Menu

Mode Gelap
Headline

Kajian Islam · 28 Agu 2022 09:16 WIB ·

Ini loh Syarat Makanan dan Minuman Menurut Syariat


 Ini loh Syarat Makanan dan Minuman Menurut Syariat Perbesar

Fakhry Emil Habib, Lc, Diplm.

Salah satu pembahasan penting dalam kajian taharah adalah pembahasan makanan, apa yang boleh dan tidak boleh dikonsumsi.

Kebanyakan makanan diharamkan, karena zatnya yang najis, meskipun ada pula
sebab-sebab lainnya.

Secara umum, manusia diperbolehkan
untuk memakan apapun selama itu baik. Ini merujuk kepada beberapa firman Allah, di antaranya QS. al-Maidah ayat 4

يسئلونك ماذا أحل لهم قل أحل لكم الطيبات

Artinya : Mereka bertanya kepada
engkau, apa yang dihalalkan bagi mereka.
Katakanlah! Dihalalkan bagimu yang baik-baik.

Begitu pula dengan firman Allah di dalam
QS. al-Baqarah ayat 174

ياأيها الذين آمنوا كلوا من طيبات ما رزقناكم واشكروا هلل إن كنتم إياه تعبدون

Artinya : Wahai orang-orang yang
beriman, makanlah dari yang baik-baik yang kami rezekikan kepadamu dan bersyukurlah bagi Allah jika memang kepada-Nya kamu menyembah.

Berdasarkan hal ini, segala hal yang pasti merusak dan tidak baik bagi manusia,hukumnya adalah haram. Contohnya adalah tanah, batu, kaca, besi, racun dan seterusnya.

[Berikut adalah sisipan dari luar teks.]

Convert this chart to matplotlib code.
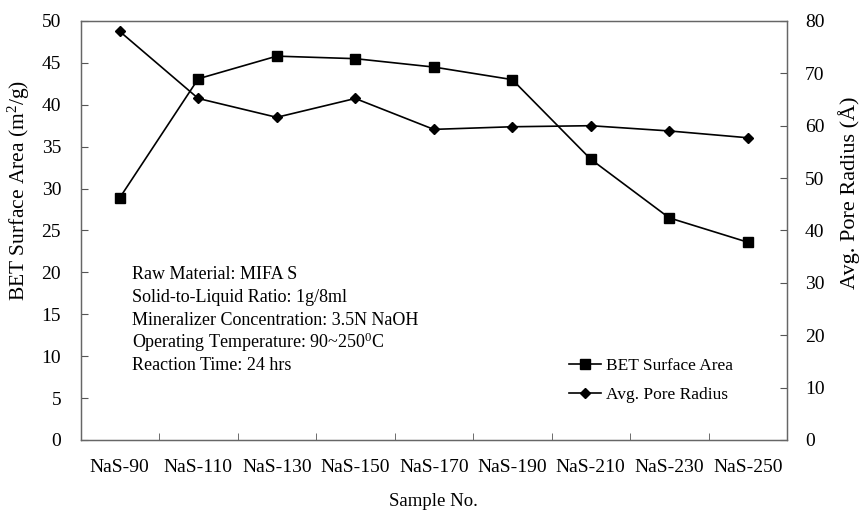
import numpy as np
import matplotlib
matplotlib.use("Agg")
import matplotlib.pyplot as plt

plt.rcParams['font.family'] = ['Liberation Serif', 'DejaVu Serif']
plt.rcParams['mathtext.fontset'] = 'custom'
plt.rcParams['mathtext.rm'] = 'Liberation Serif'
plt.rcParams['mathtext.it'] = 'Liberation Serif:italic'

samples = ["NaS-90", "NaS-110", "NaS-130", "NaS-150", "NaS-170",
           "NaS-190", "NaS-210", "NaS-230", "NaS-250"]
bet_area = [28.9, 43.1, 45.8, 45.5, 44.5, 43.0, 33.5, 26.5, 23.6]
pore_radius = [78.0, 65.2, 61.6, 65.2, 59.3, 59.8, 60.0, 59.0, 57.7]

notes = ["Raw Material: MIFA S",
         "Solid-to-Liquid Ratio: 1g/8ml",
         "Mineralizer Concentration: 3.5N NaOH",
         "Operating Temperature: 90~250$^{0}$C",
         "Reaction Time: 24 hrs"]

fig = plt.figure(figsize=(8.62, 5.11), dpi=100)
ax = fig.add_axes([0.0934, 0.139, 0.8196, 0.820])
ax2 = ax.twinx()

x = np.arange(len(samples))
l1, = ax.plot(x, bet_area, color='black', lw=1.2, marker='s', ms=7,
              label="BET Surface Area")
l2, = ax2.plot(x, pore_radius, color='black', lw=1.2, marker='D', ms=5.5,
               label="Avg. Pore Radius")

ax.set_xlim(-0.5, len(samples) - 0.5)
ax.set_ylim(0, 50)
ax2.set_ylim(0, 80)
ax.set_yticks(np.arange(0, 51, 5))
ax2.set_yticks(np.arange(0, 81, 10))
ax.set_xticks(x)
ax.set_xticklabels(samples)
ax.set_xticks(x[:-1] + 0.5, minor=True)

ax.tick_params(axis='x', which='major', length=0, pad=14, labelsize=14)
ax.tick_params(axis='x', which='minor', direction='in', length=5,
               color='#555555')
ax.tick_params(axis='y', direction='in', length=5, color='#555555',
               labelsize=14, pad=14)
ax2.tick_params(axis='y', direction='in', length=5, color='#555555',
                labelsize=14, pad=13)

for a in (ax, ax2):
    for s in a.spines.values():
        s.set_color('#666666')
        s.set_linewidth(0.9)

ax.set_ylabel("BET Surface Area (m$^{2}$/g)", fontsize=15.5, labelpad=6)
ax.yaxis.set_label_coords(-0.068, 0.595)
ax2.set_ylabel("Avg. Pore Radius (Å)", fontsize=16, labelpad=6)
ax2.yaxis.set_label_coords(1.073, 0.59)
ax.set_xlabel("Sample No.", fontsize=13.5, labelpad=12)

y0 = 0.394
for i, t in enumerate(notes):
    ax.text(0.073, y0 - i * 0.054, t, transform=ax.transAxes,
            fontsize=13, va='center', ha='left')

ax.legend(handles=[l1, l2], loc='lower left', bbox_to_anchor=(0.67, 0.05),
          frameon=False, fontsize=12.5, handlelength=1.8, handletextpad=0.3,
          labelspacing=0.75)

fig.savefig("out.png", dpi=100)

Namun ternyata tidak semua yang baik itu
halal. Ada kalanya, secara zat, suatu makanan itu bisa dinilai baik, namun ternyata haram dikonsumsi.

Ini disinggung di dalam firman Allah pada QS. al-Baqarah ayat 173

إنما حرم عليكم الميتة والدم ولحم الخنزير وما أهل به لغير هللا

Artinya: Hanyasanya diharamkan atas
kamu bangkai, darah, daging babi dan apa yang disembelih untuk selain Allah.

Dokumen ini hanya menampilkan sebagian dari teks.